The film breathing psoas created a speculative-utopian body and a kinship of man and nature. The body, as an archive of traumatic memories, practices the transformation of related body phenomena such as pain, tension, heat, fear, disgust or anger with the help of somatic body practices such as the Trauma Release Technique (TRE) and breath work. The Trauma Release Technique connects visually with the myths of the Baubo/Iambe. This figure from Greek mythology displays her vulva to offer comfort to traumatized women. How can the body relate to nature? How can they transform together? Breath opens a micro-choreographic play of transformation: stone to skin, breath to wind, voice to vulva, smoke to blood, water to wind.

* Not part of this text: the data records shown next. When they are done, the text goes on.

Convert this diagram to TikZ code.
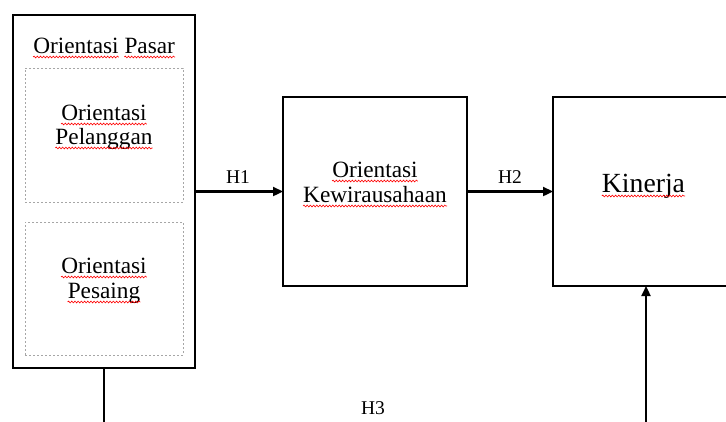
\documentclass[tikz,border=0pt]{standalone}
\usepackage{fontspec}
\setmainfont{Liberation Serif}
\usetikzlibrary{arrows.meta,decorations.pathmorphing}

% red wavy underline below a word node
\newcommand\redwave[1]{\draw[squig] ([yshift=-4pt]#1.base west) -- ([yshift=-4pt]#1.base east);}

\begin{document}
\begin{tikzpicture}[x=1pt,y=-1pt,
  frame/.style={draw=black, line width=2.7pt, inner sep=0pt, outer sep=0pt},
  subframe/.style={draw=gray!70, line width=1pt, dash pattern=on 2pt off 2pt, inner sep=0pt},
  word/.style={anchor=base, inner sep=0pt, font=\fontsize{23.3}{26}\selectfont},
  bigword/.style={anchor=base, inner sep=0pt, font=\fontsize{27.7}{30}\selectfont},
  hlabel/.style={anchor=base, inner sep=0pt, font=\fontsize{19.5}{22}\selectfont},
  link/.style={draw=black, line width=2.3pt},
  arr/.style={link, -{Triangle[length=10pt,width=9pt]}},
  squig/.style={draw=red, line width=0.6pt, decorate,
    decoration={snake, amplitude=0.9pt, segment length=3.2pt}}]

  \fill[white] (0,0) rectangle (726,421);
  \useasboundingbox (0,0) rectangle (726,421);
  \clip (0,0) rectangle (726,421);

  % boxes
  \node[frame, minimum width=182pt, minimum height=353pt] (pasar) at (104,191.5) {};
  \node[subframe, minimum width=158pt, minimum height=134pt] (pel) at (104,135) {};
  \node[subframe, minimum width=158pt, minimum height=133pt] (pes) at (104,288.5) {};
  \node[frame, minimum width=184pt, minimum height=189pt] (kew) at (375,191.5) {};
  \node[frame, minimum width=220pt, minimum height=189pt] (kin) at (663,191.5) {};

  % box texts
  \node[word, anchor=base west] (op1) at (33.1,53) {Orientasi};
  \node[word, anchor=base west] (op2) at (124.3,53) {Pasar};
  \node[word] (pl1) at (104,120) {Orientasi};
  \node[word] (pl2) at (104,144) {Pelanggan};
  \node[word] (ps1) at (104,273) {Orientasi};
  \node[word] (ps2) at (104,298) {Pesaing};
  \node[word] (kw1) at (375,177) {Orientasi};
  \node[word] (kw2) at (375,202) {Kewirausahaan};
  \node[bigword] (kn) at (643.5,192) {Kinerja};

  \foreach \w in {op1,op2,pl1,pl2,ps1,ps2,kw1,kw2,kn} {\redwave{\w}}

  % connectors
  \draw[arr] (pasar.east) -- (kew.west);
  \draw[arr] (kew.east) -- (kin.west);
  \coordinate (pfoot) at (104,430);
  \coordinate (kfoot) at (646,430);
  \draw[link] (pasar.south) -- (pfoot);
  \draw[arr] (kfoot) -- (kfoot |- kin.south);

  % hypothesis labels
  \node[hlabel] (h1) at (238,183) {H1};
  \node[hlabel] (h2) at (510,183) {H2};
  \node[hlabel] (h3) at (373,414) {H3};
\end{tikzpicture}
\end{document}
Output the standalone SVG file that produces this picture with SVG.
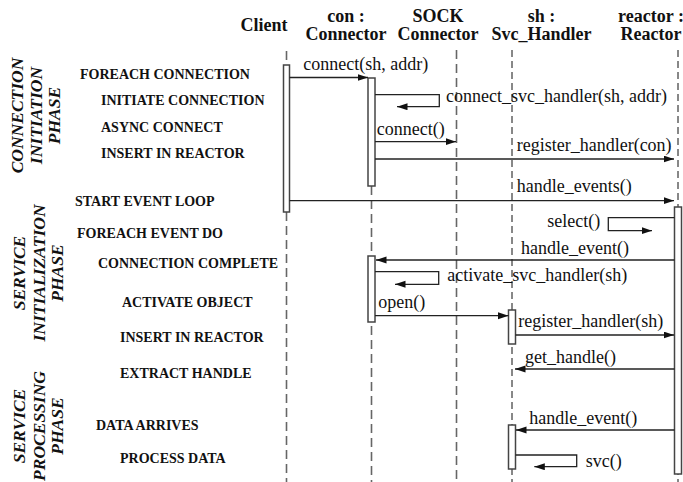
<svg xmlns="http://www.w3.org/2000/svg" width="683" height="482" viewBox="0 0 683 482">
  <defs>
    <marker id="arrow" markerUnits="userSpaceOnUse" markerWidth="11" markerHeight="8" refX="10.5" refY="3.5" orient="auto">
      <path d="M0,0 L10.5,3.5 L0,7 Z" fill="#111"/>
    </marker>
    <style>
      .hdr { font-family: "Liberation Serif", "Times New Roman", serif; font-weight: bold; font-size: 18px; fill: #111; text-anchor: middle; }
      .step { font-family: "Liberation Serif", "Times New Roman", serif; font-weight: bold; font-size: 14px; fill: #111; }
      .phase { font-family: "Liberation Serif", "Times New Roman", serif; font-weight: bold; font-style: italic; font-size: 17.5px; fill: #111; text-anchor: middle; }
      .msg { font-family: "Liberation Serif", "Times New Roman", serif; font-size: 18px; fill: #111; }
      .life { stroke: #666; stroke-width: 1.6; stroke-dasharray: 9 5; fill: none; }
      .life-thin { stroke: #111; stroke-width: 1; stroke-dasharray: 7 4; fill: none; }
      .act { fill: #fff; stroke: #444; stroke-width: 1.5; }
      .call { fill: none; stroke: #222; stroke-width: 1.3; marker-end: url(#arrow); }
    </style>
  </defs>
  <rect width="683" height="482" fill="#fff"/>

  <!-- phase captions, rotated -->
  <g id="phase-connection-initiation">
    <text class="phase" transform="translate(23,115.5) rotate(-90)">CONNECTION</text>
    <text class="phase" transform="translate(42,115.5) rotate(-90)">INITIATION</text>
    <text class="phase" transform="translate(60,115.5) rotate(-90)">PHASE</text>
  </g>
  <g id="phase-service-initialization">
    <text class="phase" transform="translate(25,273) rotate(-90)">SERVICE</text>
    <text class="phase" transform="translate(44.5,273) rotate(-90)">INITIALIZATION</text>
    <text class="phase" transform="translate(63,273) rotate(-90)">PHASE</text>
  </g>
  <g id="phase-service-processing">
    <text class="phase" transform="translate(25,426) rotate(-90)">SERVICE</text>
    <text class="phase" transform="translate(44.5,426) rotate(-90)">PROCESSING</text>
    <text class="phase" transform="translate(63,426) rotate(-90)">PHASE</text>
  </g>

  <!-- step captions -->
  <g id="steps">
    <text class="step" x="80" y="79">FOREACH CONNECTION</text>
    <text class="step" x="101" y="105">INITIATE CONNECTION</text>
    <text class="step" x="101" y="131.5">ASYNC CONNECT</text>
    <text class="step" x="101" y="158">INSERT IN REACTOR</text>
    <text class="step" x="75" y="205.5">START EVENT LOOP</text>
    <text class="step" x="77" y="237.5">FOREACH EVENT DO</text>
    <text class="step" x="98" y="268">CONNECTION COMPLETE</text>
    <text class="step" x="122" y="306.5">ACTIVATE OBJECT</text>
    <text class="step" x="120" y="342">INSERT IN REACTOR</text>
    <text class="step" x="120" y="377.5">EXTRACT HANDLE</text>
    <text class="step" x="96" y="430">DATA ARRIVES</text>
    <text class="step" x="120" y="462.5">PROCESS DATA</text>
  </g>

  <!-- participants -->
  <g id="client">
    <text class="hdr" x="264" y="31">Client</text>
    <line class="life" x1="286.5" y1="51" x2="286.5" y2="65"/>
    <line class="life" x1="286.5" y1="212" x2="286.5" y2="482"/>
    <rect class="act" x="283.5" y="65" width="6" height="147"/>
  </g>
  <g id="con-connector">
    <text class="hdr" x="346" y="21.5">con :</text>
    <text class="hdr" x="346" y="40">Connector</text>
    <line class="life" x1="371.5" y1="186" x2="371.5" y2="482"/>
    <rect class="act" x="368" y="78" width="7" height="108"/>
    <rect class="act" x="368" y="256" width="7" height="66"/>
  </g>
  <g id="sock-connector">
    <text class="hdr" x="438" y="21.5">SOCK</text>
    <text class="hdr" x="438" y="40">Connector</text>
    <line class="life" x1="456.5" y1="50" x2="456.5" y2="482"/>
  </g>
  <g id="sh-svc-handler">
    <text class="hdr" x="541.5" y="21.5">sh :</text>
    <text class="hdr" x="541.5" y="40">Svc_Handler</text>
    <line class="life-thin" x1="512" y1="50" x2="512" y2="482"/>
    <rect class="act" x="508.5" y="310" width="7" height="34"/>
    <rect class="act" x="508.5" y="425" width="7" height="44"/>
  </g>
  <g id="reactor">
    <text class="hdr" x="651" y="21.5">reactor :</text>
    <text class="hdr" x="651" y="40">Reactor</text>
    <line class="life-thin" x1="678" y1="50" x2="678" y2="482"/>
    <rect class="act" x="674.5" y="207" width="7" height="267"/>
  </g>

  <!-- messages -->
  <g id="connectors">
    <line class="call" x1="289.5" y1="77.5" x2="368" y2="77.5"/>
    <polyline class="call" points="375,94.7 439.3,94.7 439.3,106.7 397,106.7"/>
    <line class="call" x1="375" y1="141.7" x2="456" y2="141.7"/>
    <line class="call" x1="375" y1="159" x2="674" y2="159"/>
    <line class="call" x1="289.5" y1="200.7" x2="674" y2="200.7"/>
    <polyline class="call" points="674.5,217.7 608.3,217.7 608.3,230.7 652,230.7"/>
    <line class="call" x1="674.5" y1="260" x2="376" y2="260"/>
    <polyline class="call" points="375,271.7 438.7,271.7 438.7,284.3 395,284.3"/>
    <line class="call" x1="375" y1="315.7" x2="508.5" y2="315.7"/>
    <line class="call" x1="515.5" y1="335" x2="674" y2="335"/>
    <line class="call" x1="674.5" y1="369" x2="515" y2="369"/>
    <line class="call" x1="674.5" y1="430" x2="516" y2="430"/>
    <polyline class="call" points="515.5,455 576.7,455 576.7,466.7 534.3,466.7"/>
  </g>

  <g id="message-labels">
    <text class="msg" x="303.3" y="69.5">connect(sh, addr)</text>
    <text class="msg" x="446" y="102">connect_svc_handler(sh, addr)</text>
    <text class="msg" x="376.7" y="135">connect()</text>
    <text class="msg" x="516.7" y="151">register_handler(con)</text>
    <text class="msg" x="516.7" y="191.7">handle_events()</text>
    <text class="msg" x="547.3" y="226.7">select()</text>
    <text class="msg" x="521" y="254">handle_event()</text>
    <text class="msg" x="447.3" y="280.7">activate_svc_handler(sh)</text>
    <text class="msg" x="378.3" y="308.3">open()</text>
    <text class="msg" x="518.3" y="327.3">register_handler(sh)</text>
    <text class="msg" x="525" y="362.7">get_handle()</text>
    <text class="msg" x="529.3" y="424">handle_event()</text>
    <text class="msg" x="585.7" y="466.7">svc()</text>
  </g>
</svg>
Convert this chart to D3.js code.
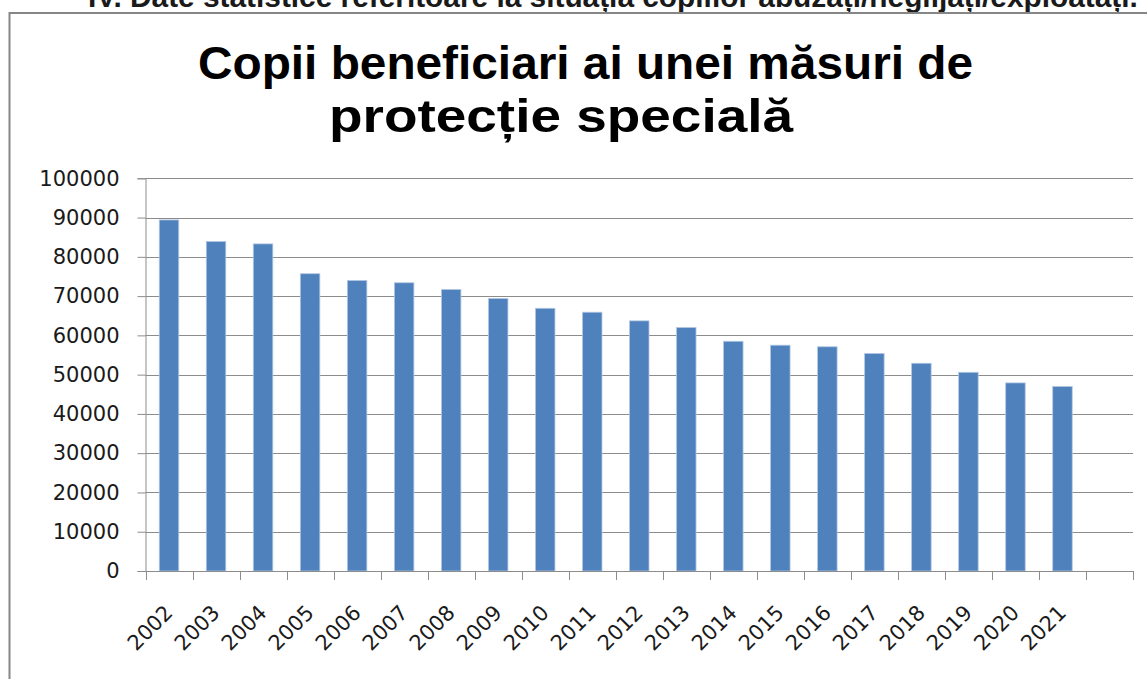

The magical-poetic transformation of the actors allows nature to appear as a somatic body and psychogram. The film wants to create visibility for a taboo subject and is an ode to all traumatized bodies.
Anja Plonka (DE)
Anja Plonka explores the fields of performance, choreography and video in transdisciplinary artistic works. Her artistic practice is a search movement. Somatic practices opened up the field of performative research for her and move the body as an archive of traumatic inscriptions into her artistic works. In doing so, she disembodies these inscriptions in a somatic way. In this sense, the naked body as a site of violence is politicized and moved into the social discourse as a self-empowering feminist practice. In search of magical-poetic transformation processes, she enters into resonance with chairs, stones, wind, water, fire, wood, sheeps, bones, muscles, nerves, and investigates their webs of relationships. Anja Plonka studied photography and video at the Fachhochschule Dortmund and the École Nationale Supérieure de la Photographie, Arles in France. She completed her master’s degree at the Institut der Szenischen Forschung, Ruhr-Universität Bochum.